Nailles then thought of his father. The old man had been a crack shot, a lucky fisherman, a heavy drinker and the life of his club. Nailles remembered returning from college in his freshman year. He had brought his roommate with him. He admired his roommate and presented him proudly to his father at the railroad station, but the old man raked the stranger with an instantaneous look of scorn and rejection and gave a perceptible shake of his head at the incredible bad taste his son had displayed in the choice of a companion. Nailles had thought they would go home for dinner but his father took them instead to a hotel where there was a band and dancing. When he began to order the dinner Nailles saw that his father was very drunk. He joked with the waitress, made a grab at her backside and spilled his water. When the band began to play "I'm Forever Blowing Bubbles" he left the table, made his way through the dancers, took the baton away from the conductor and led the band. Everyone in the restaurant was amused but Nailles who, had he possessed a pistol, would have shot his father in the back.

The old man shook his white head, weaved, bobbed, called for fortissimo and pianissimo and gave a hilarious impersonation of an orchestral conductor. It was one of his most successful acts at the club. The band laughed, the conductor laughed, the waitresses put down their trays to watch and Nailles sank deeper and deeper into his abyss of misery and unease. He could leave the place and take a taxi home but the already touchy relationship between himself and his father would only worsen. He excused himself and went to the toilet, where he leaned on a washbasin. It was the only way he had to express his grief. When he returned to the table the performance was over and his father was having a third or fourth drink. They finally got some dinner and in the taxi on the way home his father fell into a drunken sleep. Nailles had helped him up the steps to the house, grateful to be able to play out this much of his role as a son. He ardently wanted to love the old man but this was his only filial opportunity. His father went on up to his room and Nailles was greeted by his mother's faint, pained, knowledgeable and winsome smile.

A fresh pillow lay on the only other chair in the room. He could, by taking a step, lift it, press it to her face firmly and end her pain in a few minutes. He took the step, he lifted the pillow off the chair and returned to his seat, but suppose she struggled, suppose, in spite of her pain and her cavernous loss of consciousness she still instinctively and tenaciously loved what remained of her life; suppose she regained consciousness long enough to see that her son was a matricide. These were Nailles's memories at the breakfast table.

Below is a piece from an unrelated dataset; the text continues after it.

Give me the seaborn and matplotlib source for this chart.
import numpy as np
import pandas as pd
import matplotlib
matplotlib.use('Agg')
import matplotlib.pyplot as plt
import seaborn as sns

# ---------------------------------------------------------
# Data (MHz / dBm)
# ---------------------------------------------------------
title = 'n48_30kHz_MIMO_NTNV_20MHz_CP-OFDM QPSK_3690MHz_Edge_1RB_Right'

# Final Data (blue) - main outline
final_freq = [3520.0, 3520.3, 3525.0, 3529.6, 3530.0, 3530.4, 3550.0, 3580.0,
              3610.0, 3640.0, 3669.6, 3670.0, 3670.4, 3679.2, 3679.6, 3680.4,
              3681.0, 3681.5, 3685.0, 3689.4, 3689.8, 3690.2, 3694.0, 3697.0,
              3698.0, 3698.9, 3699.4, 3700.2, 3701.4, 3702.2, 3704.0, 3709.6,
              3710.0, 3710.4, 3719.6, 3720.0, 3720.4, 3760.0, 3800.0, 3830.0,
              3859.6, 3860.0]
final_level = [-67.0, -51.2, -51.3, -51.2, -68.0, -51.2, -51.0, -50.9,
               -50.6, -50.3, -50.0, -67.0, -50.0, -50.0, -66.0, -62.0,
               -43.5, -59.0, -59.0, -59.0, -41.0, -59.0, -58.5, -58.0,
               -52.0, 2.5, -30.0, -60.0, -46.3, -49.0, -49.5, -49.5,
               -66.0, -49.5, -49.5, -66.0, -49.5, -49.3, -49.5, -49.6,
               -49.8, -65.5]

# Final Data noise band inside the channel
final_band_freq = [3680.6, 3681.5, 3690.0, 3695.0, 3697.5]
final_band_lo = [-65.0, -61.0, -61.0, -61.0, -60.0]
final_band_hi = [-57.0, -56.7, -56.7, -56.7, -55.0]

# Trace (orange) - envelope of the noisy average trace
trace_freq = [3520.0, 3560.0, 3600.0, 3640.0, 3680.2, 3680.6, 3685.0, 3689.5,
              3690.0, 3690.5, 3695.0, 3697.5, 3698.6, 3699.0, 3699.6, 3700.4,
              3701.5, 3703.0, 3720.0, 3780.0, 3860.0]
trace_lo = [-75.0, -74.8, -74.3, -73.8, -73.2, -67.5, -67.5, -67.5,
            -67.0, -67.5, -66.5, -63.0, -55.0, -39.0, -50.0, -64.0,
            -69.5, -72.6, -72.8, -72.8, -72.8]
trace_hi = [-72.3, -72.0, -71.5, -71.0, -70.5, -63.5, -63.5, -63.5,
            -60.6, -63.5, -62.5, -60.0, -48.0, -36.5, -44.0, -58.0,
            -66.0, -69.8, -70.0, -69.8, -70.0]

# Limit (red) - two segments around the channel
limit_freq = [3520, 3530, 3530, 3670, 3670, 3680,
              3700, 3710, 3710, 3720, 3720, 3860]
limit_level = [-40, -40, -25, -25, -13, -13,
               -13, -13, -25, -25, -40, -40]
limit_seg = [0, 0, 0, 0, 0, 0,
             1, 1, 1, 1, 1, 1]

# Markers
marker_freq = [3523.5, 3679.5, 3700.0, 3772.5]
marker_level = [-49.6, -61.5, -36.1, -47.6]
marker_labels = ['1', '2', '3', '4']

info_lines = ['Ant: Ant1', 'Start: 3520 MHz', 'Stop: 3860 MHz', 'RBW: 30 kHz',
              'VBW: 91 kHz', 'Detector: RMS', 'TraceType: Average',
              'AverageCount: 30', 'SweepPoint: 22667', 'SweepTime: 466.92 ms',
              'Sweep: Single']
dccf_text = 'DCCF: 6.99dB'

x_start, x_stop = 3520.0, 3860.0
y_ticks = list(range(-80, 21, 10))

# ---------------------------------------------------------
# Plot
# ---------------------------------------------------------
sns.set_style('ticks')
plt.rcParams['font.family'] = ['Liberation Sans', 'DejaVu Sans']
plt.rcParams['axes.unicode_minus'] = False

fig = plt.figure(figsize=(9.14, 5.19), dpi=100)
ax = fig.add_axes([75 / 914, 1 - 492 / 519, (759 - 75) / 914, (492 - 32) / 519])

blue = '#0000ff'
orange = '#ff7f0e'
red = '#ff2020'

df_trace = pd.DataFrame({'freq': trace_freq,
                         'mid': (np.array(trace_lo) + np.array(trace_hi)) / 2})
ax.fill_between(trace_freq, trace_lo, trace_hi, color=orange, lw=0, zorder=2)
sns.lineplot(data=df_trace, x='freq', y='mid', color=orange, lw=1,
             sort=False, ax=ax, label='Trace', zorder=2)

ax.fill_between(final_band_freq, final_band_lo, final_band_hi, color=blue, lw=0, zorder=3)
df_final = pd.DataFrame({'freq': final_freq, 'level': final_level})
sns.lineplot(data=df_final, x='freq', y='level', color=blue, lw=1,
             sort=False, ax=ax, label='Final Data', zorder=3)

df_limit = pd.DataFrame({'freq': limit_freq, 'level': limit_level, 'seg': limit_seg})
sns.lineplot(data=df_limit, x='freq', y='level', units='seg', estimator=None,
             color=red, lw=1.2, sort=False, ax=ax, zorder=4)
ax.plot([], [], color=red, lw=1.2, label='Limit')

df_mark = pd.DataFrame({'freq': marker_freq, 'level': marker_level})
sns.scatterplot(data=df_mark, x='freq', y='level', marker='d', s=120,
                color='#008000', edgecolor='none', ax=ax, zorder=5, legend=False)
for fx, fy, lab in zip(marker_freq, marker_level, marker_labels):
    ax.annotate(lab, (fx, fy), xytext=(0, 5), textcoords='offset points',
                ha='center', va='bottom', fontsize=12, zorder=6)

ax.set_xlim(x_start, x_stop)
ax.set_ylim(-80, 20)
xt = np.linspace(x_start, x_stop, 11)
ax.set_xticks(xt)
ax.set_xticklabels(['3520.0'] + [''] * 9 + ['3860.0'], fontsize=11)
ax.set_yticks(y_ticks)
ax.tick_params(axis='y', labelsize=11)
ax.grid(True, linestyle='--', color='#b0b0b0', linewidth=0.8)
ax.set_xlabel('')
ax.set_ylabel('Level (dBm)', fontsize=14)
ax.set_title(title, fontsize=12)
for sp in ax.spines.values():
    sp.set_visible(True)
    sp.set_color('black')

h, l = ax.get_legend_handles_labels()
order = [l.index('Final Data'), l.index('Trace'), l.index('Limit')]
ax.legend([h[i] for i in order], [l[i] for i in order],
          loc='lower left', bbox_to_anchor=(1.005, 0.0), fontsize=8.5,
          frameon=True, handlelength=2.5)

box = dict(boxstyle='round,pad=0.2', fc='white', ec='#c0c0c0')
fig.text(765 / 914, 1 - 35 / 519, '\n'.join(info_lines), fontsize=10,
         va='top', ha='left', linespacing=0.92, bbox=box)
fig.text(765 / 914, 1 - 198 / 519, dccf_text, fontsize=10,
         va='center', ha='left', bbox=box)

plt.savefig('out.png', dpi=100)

Nellie was not the sort of hostess who, greeting you at a dinner party, would get her tongue halfway down your throat before you'd hung up your hat. She was winsome. She wore lace that morning and smelled of carnations. She was a frail woman with reddish hair whose committee work, flower arrangements and moral views would have made the raw material for a night-club act. She was interested in the arts. She had painted the three pictures in the dining room. The canvas came printed with a maze of blue lines like a geodetic survey map. The areas within the lines were numbered-one for yellow, two for green and so forth- and by following the instructions carefully she was able to raise, on the lifeless cloth, the depth and brilliance of an autumn afternoon in Vermont or (over the sideboard) Gainsborough's portrait of the daughters of Major Gillespie. This was vulgar and she guessed as much, but it pleased her. She had recently enrolled-genuinely curious and anxious to be informed-in a class on the modern theater. One of her assignments had been to go to New York and report on a play that was being performed in the Village. She had planned to go with a friend but her friend was taken sick and she made the journey alone.